This is part of a series on political accountability. Political Accountability is difficult to deliver because we have 3 basic misconceptions.
Most people gloss over their misconceptions. We think we’re right and smart, so we think, “Other people have misconceptions, not me!” Plus, our misconceptions are tightly integrated into other bits of knowledge. They become part of how we see the world.
As discussed in the first post in this series, accountability for a politician to the people, where the people are the boss, has 3 parts:
- the boss guides the politician and has expectations
- the politician answers the boss’ questions and is evaluated by the boss
- the boss is able to fire the politician and hire another
Misconception #1: Political accountability is just being able to hire and fire.
The first misconception is that we accept our cultural mis-definition of political accountability” as just being #3, fire-ability. It’s like trying to build a company by hiring lots of managers and having them work out what to do, letting them work for a while and then firing them if it doesn’t work out. Companies don’t work that way. They need constant oversight. They need goals and expectations, agendas and timetables. They need to be managed, by a boss.
Misconception #2: It’s impossible for us, the citizens, to be the boss.
Currently, we argue and fight a lot. Many of us don’t care and we aren’t well informed. We’re too busy to be the boss of politics! Even if those weren’t true, we’re unable to communicate with each other in a way that lets us act together.
It’s true that we currently can’t be the boss. But it’s not impossible. We just need to design and build a system that facilitates the people communicating and acting together.
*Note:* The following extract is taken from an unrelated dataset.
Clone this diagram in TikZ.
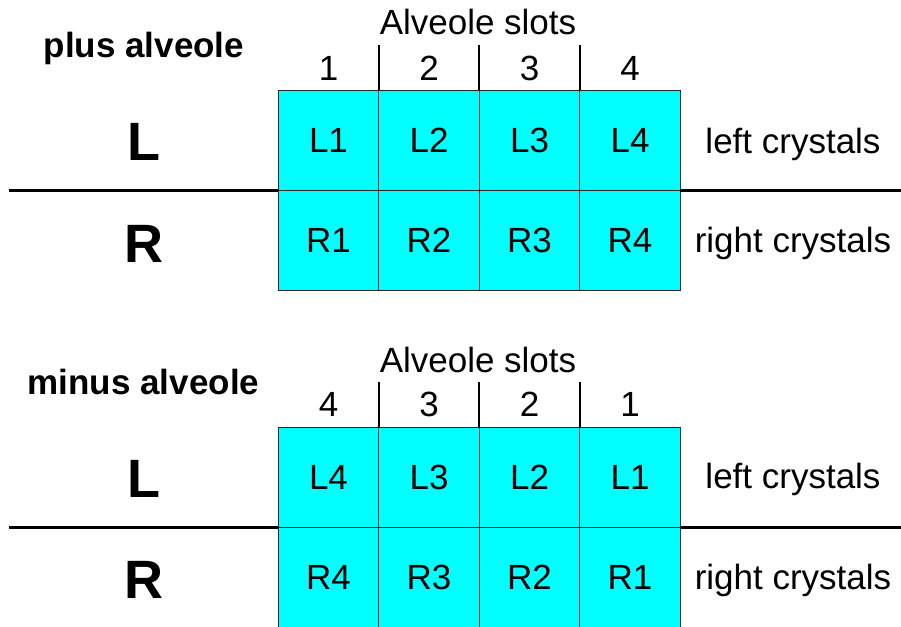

At PeopleCount, we’ve designed this system- we just need to build it. But if would help if you would stop thinking it’s impossible.
Misconception #3: Politicians will not be answerable to us.
There IS accountability. Members of Congress needs money to run campaigns to stay in office. They are accountable to their big donors. So when industry wants something, it gets it. When the wealthy want tax breaks, they get them.
And they need their party endorsements and their party’s support. They’re accountable to their party.
Let’s focus more of our attention on solutions that reward accountability. They must reward accountability to the people and deter lack of it. Let’s loosen up the dependency on donors and free candidates from being accountable to their party.
We must make an underlying system that lets people design our future together and guides Congress to build it. It must enable accountability. It must reward people for working together to be the boss, and must reward politicians for being accountable.
As you read other articles, keep listening for such as system. And keep watching the three misconceptions arise in your thoughts. See what’s in the way of you seeing that political accountability isn’t difficult to deliver.